Although she personally did not want to be involved in Charles Taylor's case due to fear, the court ruling has ordered her to appear on a trial this month.
Supermodel Naomi Campbell has been summoned to testify in court later this month as part of an ongoing war crimes trial over a "blood diamond" she was allegedly given by former Liberian president Charles Taylor.
The British beauty has become embroiled in a court case at The Hague involving Taylor, who has pleaded not guilty to a series of charges, including murder, torture and terrorism, stemming from Sierra Leone's 1991-2002 civil war.
The disgraced ex-leader has also been accused of handing Campbell a 'blood diamond' - a term for jewels sold to finance conflicts - in 1997 after a dinner party in South Africa, hosted by then-president Nelson Mandela.

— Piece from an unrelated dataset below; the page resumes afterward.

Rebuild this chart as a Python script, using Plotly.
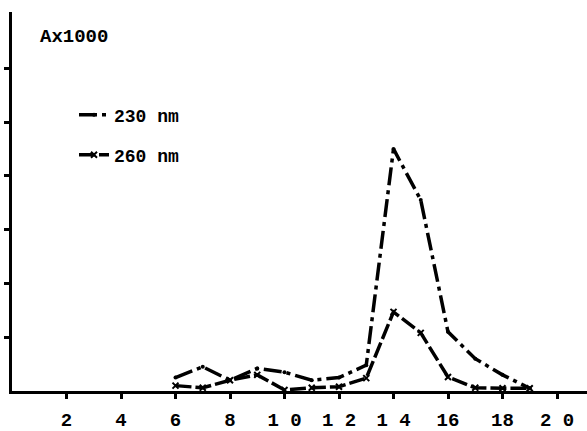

Prosecutors asked for Campbell to be subpoenaed to testify - a request opposed by her lawyers and the legal team representing Taylor.
In a recent interview, Campbell confessed she was worried about her safety if she was called to testify in the trial, telling Oprah Winfrey, "I don't want to be involved in this man's case; he has done some terrible things and I don't want to go and put my family in danger."
But a ruling given on Wednesday, June 30 granted prosecutors' request for a subpoena compelling Campbell to testify. The decision also allowed authorities to call on actress Mia Farrow and Campbell's former agent Carole White, both of whom were present at Mandela's dinner party.
The Special Court for Sierra Leone, based at The Hague, has now ruled Campbell will be called as a witness on July 29. If Campbell fails to appear in court, she could be sentenced to up to seven years in jail as punishment, according to the subpoena.